═══ Collected material

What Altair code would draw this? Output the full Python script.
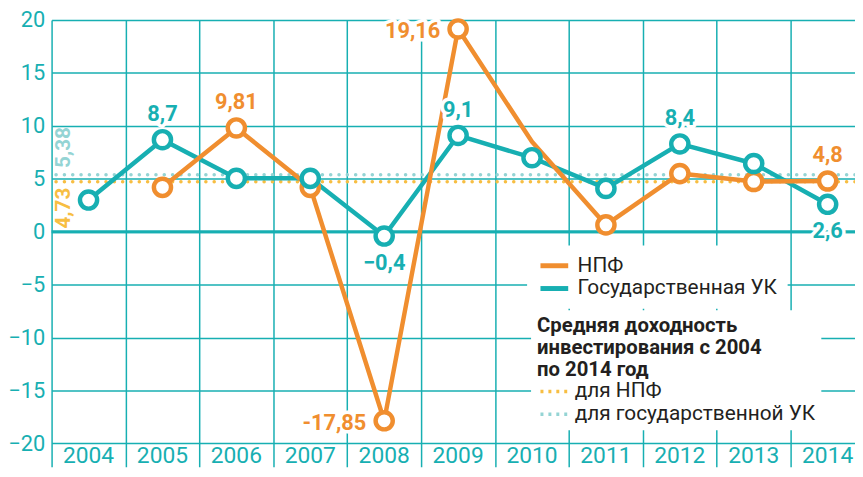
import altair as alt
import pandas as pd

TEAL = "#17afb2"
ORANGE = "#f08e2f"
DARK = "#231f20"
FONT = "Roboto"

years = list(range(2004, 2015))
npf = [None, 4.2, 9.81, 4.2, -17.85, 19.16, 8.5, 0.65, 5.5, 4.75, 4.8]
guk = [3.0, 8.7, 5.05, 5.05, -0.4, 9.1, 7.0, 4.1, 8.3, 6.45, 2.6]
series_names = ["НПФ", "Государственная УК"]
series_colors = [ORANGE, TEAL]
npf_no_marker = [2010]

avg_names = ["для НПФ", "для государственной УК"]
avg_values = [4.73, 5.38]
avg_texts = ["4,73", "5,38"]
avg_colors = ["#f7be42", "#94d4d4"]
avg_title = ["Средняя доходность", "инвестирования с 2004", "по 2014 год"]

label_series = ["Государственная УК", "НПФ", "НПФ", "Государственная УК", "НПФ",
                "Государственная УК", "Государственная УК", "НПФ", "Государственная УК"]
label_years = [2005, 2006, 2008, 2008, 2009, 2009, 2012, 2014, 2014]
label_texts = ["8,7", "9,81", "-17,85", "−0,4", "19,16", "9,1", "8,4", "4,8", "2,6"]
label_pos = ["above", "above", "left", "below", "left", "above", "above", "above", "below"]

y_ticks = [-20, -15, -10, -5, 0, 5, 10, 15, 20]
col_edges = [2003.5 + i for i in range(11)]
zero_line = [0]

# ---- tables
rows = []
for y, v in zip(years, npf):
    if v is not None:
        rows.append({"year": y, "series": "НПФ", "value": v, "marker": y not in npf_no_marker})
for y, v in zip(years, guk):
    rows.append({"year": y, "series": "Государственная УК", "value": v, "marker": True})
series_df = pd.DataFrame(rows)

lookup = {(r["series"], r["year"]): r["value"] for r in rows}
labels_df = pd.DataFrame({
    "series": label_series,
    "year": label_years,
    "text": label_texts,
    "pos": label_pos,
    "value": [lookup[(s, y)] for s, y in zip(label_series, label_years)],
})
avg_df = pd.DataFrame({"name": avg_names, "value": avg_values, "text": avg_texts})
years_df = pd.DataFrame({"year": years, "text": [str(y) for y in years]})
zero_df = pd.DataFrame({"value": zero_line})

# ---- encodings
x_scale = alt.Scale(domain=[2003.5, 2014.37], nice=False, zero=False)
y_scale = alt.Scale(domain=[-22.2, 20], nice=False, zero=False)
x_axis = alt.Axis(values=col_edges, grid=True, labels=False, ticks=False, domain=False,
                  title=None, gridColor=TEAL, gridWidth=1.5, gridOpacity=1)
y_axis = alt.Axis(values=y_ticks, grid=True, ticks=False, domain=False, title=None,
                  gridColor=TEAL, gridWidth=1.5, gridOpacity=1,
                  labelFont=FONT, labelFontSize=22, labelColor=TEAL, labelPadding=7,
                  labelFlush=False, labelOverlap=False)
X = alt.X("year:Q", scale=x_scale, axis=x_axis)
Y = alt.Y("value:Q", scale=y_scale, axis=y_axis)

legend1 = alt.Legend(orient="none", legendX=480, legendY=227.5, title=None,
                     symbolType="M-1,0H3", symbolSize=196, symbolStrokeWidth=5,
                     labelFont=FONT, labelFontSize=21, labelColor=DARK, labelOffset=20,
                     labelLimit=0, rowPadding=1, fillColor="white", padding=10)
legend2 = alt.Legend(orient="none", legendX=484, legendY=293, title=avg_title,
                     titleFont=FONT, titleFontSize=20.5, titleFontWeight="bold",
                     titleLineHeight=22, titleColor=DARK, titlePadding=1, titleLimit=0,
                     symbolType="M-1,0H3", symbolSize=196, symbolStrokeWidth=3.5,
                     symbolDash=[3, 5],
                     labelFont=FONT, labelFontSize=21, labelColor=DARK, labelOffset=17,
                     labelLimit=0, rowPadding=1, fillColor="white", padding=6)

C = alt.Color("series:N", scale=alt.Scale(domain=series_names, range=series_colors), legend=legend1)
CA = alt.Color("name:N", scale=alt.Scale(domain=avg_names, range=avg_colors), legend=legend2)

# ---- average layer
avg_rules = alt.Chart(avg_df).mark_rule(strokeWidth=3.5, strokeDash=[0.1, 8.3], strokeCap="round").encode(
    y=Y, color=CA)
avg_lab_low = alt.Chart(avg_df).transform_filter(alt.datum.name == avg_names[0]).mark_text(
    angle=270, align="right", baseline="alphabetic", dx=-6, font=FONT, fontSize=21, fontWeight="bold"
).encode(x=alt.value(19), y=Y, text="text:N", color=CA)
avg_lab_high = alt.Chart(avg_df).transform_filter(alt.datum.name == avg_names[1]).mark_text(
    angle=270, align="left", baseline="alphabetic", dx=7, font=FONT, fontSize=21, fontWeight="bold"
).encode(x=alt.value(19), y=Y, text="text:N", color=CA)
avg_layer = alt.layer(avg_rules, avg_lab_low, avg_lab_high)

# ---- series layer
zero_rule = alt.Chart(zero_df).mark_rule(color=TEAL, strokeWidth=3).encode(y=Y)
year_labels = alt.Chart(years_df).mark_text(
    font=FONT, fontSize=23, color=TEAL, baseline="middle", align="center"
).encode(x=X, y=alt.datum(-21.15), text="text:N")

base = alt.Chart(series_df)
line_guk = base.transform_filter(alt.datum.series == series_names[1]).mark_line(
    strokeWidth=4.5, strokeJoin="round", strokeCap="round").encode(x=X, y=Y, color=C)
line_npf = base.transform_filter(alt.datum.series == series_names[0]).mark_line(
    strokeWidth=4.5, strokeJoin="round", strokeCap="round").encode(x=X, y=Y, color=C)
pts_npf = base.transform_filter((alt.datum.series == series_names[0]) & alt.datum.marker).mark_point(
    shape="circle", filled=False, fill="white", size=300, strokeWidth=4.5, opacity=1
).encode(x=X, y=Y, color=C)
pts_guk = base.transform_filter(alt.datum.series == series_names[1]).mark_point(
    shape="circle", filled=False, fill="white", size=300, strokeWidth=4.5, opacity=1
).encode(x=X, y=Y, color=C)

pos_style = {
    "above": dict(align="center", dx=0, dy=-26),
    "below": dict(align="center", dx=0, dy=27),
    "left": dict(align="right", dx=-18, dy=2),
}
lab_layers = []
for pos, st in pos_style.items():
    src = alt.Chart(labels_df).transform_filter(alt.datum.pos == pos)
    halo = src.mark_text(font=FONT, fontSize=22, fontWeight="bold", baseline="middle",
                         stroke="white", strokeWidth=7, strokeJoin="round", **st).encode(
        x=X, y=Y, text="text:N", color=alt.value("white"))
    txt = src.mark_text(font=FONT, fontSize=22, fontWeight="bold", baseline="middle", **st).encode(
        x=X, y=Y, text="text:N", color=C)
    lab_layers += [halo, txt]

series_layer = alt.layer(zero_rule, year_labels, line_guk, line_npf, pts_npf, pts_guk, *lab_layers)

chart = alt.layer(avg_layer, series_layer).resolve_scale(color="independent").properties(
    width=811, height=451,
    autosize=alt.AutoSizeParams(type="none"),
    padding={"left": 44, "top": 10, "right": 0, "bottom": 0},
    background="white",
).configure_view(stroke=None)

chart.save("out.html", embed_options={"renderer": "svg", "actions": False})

══════

Written request — Set the listing down in full and exactly. Pictures within it should not appear in the copy.

Exercise response —
What Altair code would draw this? Output the full Python script.
import altair as alt
import pandas as pd

TEAL = "#17afb2"
ORANGE = "#f08e2f"
DARK = "#231f20"
FONT = "Roboto"

years = list(range(2004, 2015))
npf = [None, 4.2, 9.81, 4.2, -17.85, 19.16, 8.5, 0.65, 5.5, 4.75, 4.8]
guk = [3.0, 8.7, 5.05, 5.05, -0.4, 9.1, 7.0, 4.1, 8.3, 6.45, 2.6]
series_names = ["НПФ", "Государственная УК"]
series_colors = [ORANGE, TEAL]
npf_no_marker = [2010]

avg_names = ["для НПФ", "для государственной УК"]
avg_values = [4.73, 5.38]
avg_texts = ["4,73", "5,38"]
avg_colors = ["#f7be42", "#94d4d4"]
avg_title = ["Средняя доходность", "инвестирования с 2004", "по 2014 год"]

label_series = ["Государственная УК", "НПФ", "НПФ", "Государственная УК", "НПФ",
                "Государственная УК", "Государственная УК", "НПФ", "Государственная УК"]
label_years = [2005, 2006, 2008, 2008, 2009, 2009, 2012, 2014, 2014]
label_texts = ["8,7", "9,81", "-17,85", "−0,4", "19,16", "9,1", "8,4", "4,8", "2,6"]
label_pos = ["above", "above", "left", "below", "left", "above", "above", "above", "below"]

y_ticks = [-20, -15, -10, -5, 0, 5, 10, 15, 20]
col_edges = [2003.5 + i for i in range(11)]
zero_line = [0]

# ---- tables
rows = []
for y, v in zip(years, npf):
    if v is not None:
        rows.append({"year": y, "series": "НПФ", "value": v, "marker": y not in npf_no_marker})
for y, v in zip(years, guk):
    rows.append({"year": y, "series": "Государственная УК", "value": v, "marker": True})
series_df = pd.DataFrame(rows)

lookup = {(r["series"], r["year"]): r["value"] for r in rows}
labels_df = pd.DataFrame({
    "series": label_series,
    "year": label_years,
    "text": label_texts,
    "pos": label_pos,
    "value": [lookup[(s, y)] for s, y in zip(label_series, label_years)],
})
avg_df = pd.DataFrame({"name": avg_names, "value": avg_values, "text": avg_texts})
years_df = pd.DataFrame({"year": years, "text": [str(y) for y in years]})
zero_df = pd.DataFrame({"value": zero_line})

# ---- encodings
x_scale = alt.Scale(domain=[2003.5, 2014.37], nice=False, zero=False)
y_scale = alt.Scale(domain=[-22.2, 20], nice=False, zero=False)
x_axis = alt.Axis(values=col_edges, grid=True, labels=False, ticks=False, domain=False,
                  title=None, gridColor=TEAL, gridWidth=1.5, gridOpacity=1)
y_axis = alt.Axis(values=y_ticks, grid=True, ticks=False, domain=False, title=None,
                  gridColor=TEAL, gridWidth=1.5, gridOpacity=1,
                  labelFont=FONT, labelFontSize=22, labelColor=TEAL, labelPadding=7,
                  labelFlush=False, labelOverlap=False)
X = alt.X("year:Q", scale=x_scale, axis=x_axis)
Y = alt.Y("value:Q", scale=y_scale, axis=y_axis)

legend1 = alt.Legend(orient="none", legendX=480, legendY=227.5, title=None,
                     symbolType="M-1,0H3", symbolSize=196, symbolStrokeWidth=5,
                     labelFont=FONT, labelFontSize=21, labelColor=DARK, labelOffset=20,
                     labelLimit=0, rowPadding=1, fillColor="white", padding=10)
legend2 = alt.Legend(orient="none", legendX=484, legendY=293, title=avg_title,
                     titleFont=FONT, titleFontSize=20.5, titleFontWeight="bold",
                     titleLineHeight=22, titleColor=DARK, titlePadding=1, titleLimit=0,
                     symbolType="M-1,0H3", symbolSize=196, symbolStrokeWidth=3.5,
                     symbolDash=[3, 5],
                     labelFont=FONT, labelFontSize=21, labelColor=DARK, labelOffset=17,
                     labelLimit=0, rowPadding=1, fillColor="white", padding=6)

C = alt.Color("series:N", scale=alt.Scale(domain=series_names, range=series_colors), legend=legend1)
CA = alt.Color("name:N", scale=alt.Scale(domain=avg_names, range=avg_colors), legend=legend2)

# ---- average layer
avg_rules = alt.Chart(avg_df).mark_rule(strokeWidth=3.5, strokeDash=[0.1, 8.3], strokeCap="round").encode(
    y=Y, color=CA)
avg_lab_low = alt.Chart(avg_df).transform_filter(alt.datum.name == avg_names[0]).mark_text(
    angle=270, align="right", baseline="alphabetic", dx=-6, font=FONT, fontSize=21, fontWeight="bold"
).encode(x=alt.value(19), y=Y, text="text:N", color=CA)
avg_lab_high = alt.Chart(avg_df).transform_filter(alt.datum.name == avg_names[1]).mark_text(
    angle=270, align="left", baseline="alphabetic", dx=7, font=FONT, fontSize=21, fontWeight="bold"
).encode(x=alt.value(19), y=Y, text="text:N", color=CA)
avg_layer = alt.layer(avg_rules, avg_lab_low, avg_lab_high)

# ---- series layer
zero_rule = alt.Chart(zero_df).mark_rule(color=TEAL, strokeWidth=3).encode(y=Y)
year_labels = alt.Chart(years_df).mark_text(
    font=FONT, fontSize=23, color=TEAL, baseline="middle", align="center"
).encode(x=X, y=alt.datum(-21.15), text="text:N")

base = alt.Chart(series_df)
line_guk = base.transform_filter(alt.datum.series == series_names[1]).mark_line(
    strokeWidth=4.5, strokeJoin="round", strokeCap="round").encode(x=X, y=Y, color=C)
line_npf = base.transform_filter(alt.datum.series == series_names[0]).mark_line(
    strokeWidth=4.5, strokeJoin="round", strokeCap="round").encode(x=X, y=Y, color=C)
pts_npf = base.transform_filter((alt.datum.series == series_names[0]) & alt.datum.marker).mark_point(
    shape="circle", filled=False, fill="white", size=300, strokeWidth=4.5, opacity=1
).encode(x=X, y=Y, color=C)
pts_guk = base.transform_filter(alt.datum.series == series_names[1]).mark_point(
    shape="circle", filled=False, fill="white", size=300, strokeWidth=4.5, opacity=1
).encode(x=X, y=Y, color=C)

pos_style = {
    "above": dict(align="center", dx=0, dy=-26),
    "below": dict(align="center", dx=0, dy=27),
    "left": dict(align="right", dx=-18, dy=2),
}
lab_layers = []
for pos, st in pos_style.items():
    src = alt.Chart(labels_df).transform_filter(alt.datum.pos == pos)
    halo = src.mark_text(font=FONT, fontSize=22, fontWeight="bold", baseline="middle",
                         stroke="white", strokeWidth=7, strokeJoin="round", **st).encode(
        x=X, y=Y, text="text:N", color=alt.value("white"))
    txt = src.mark_text(font=FONT, fontSize=22, fontWeight="bold", baseline="middle", **st).encode(
        x=X, y=Y, text="text:N", color=C)
    lab_layers += [halo, txt]

series_layer = alt.layer(zero_rule, year_labels, line_guk, line_npf, pts_npf, pts_guk, *lab_layers)

chart = alt.layer(avg_layer, series_layer).resolve_scale(color="independent").properties(
    width=811, height=451,
    autosize=alt.AutoSizeParams(type="none"),
    padding={"left": 44, "top": 10, "right": 0, "bottom": 0},
    background="white",
).configure_view(stroke=None)

chart.save("out.html", embed_options={"renderer": "svg", "actions": False})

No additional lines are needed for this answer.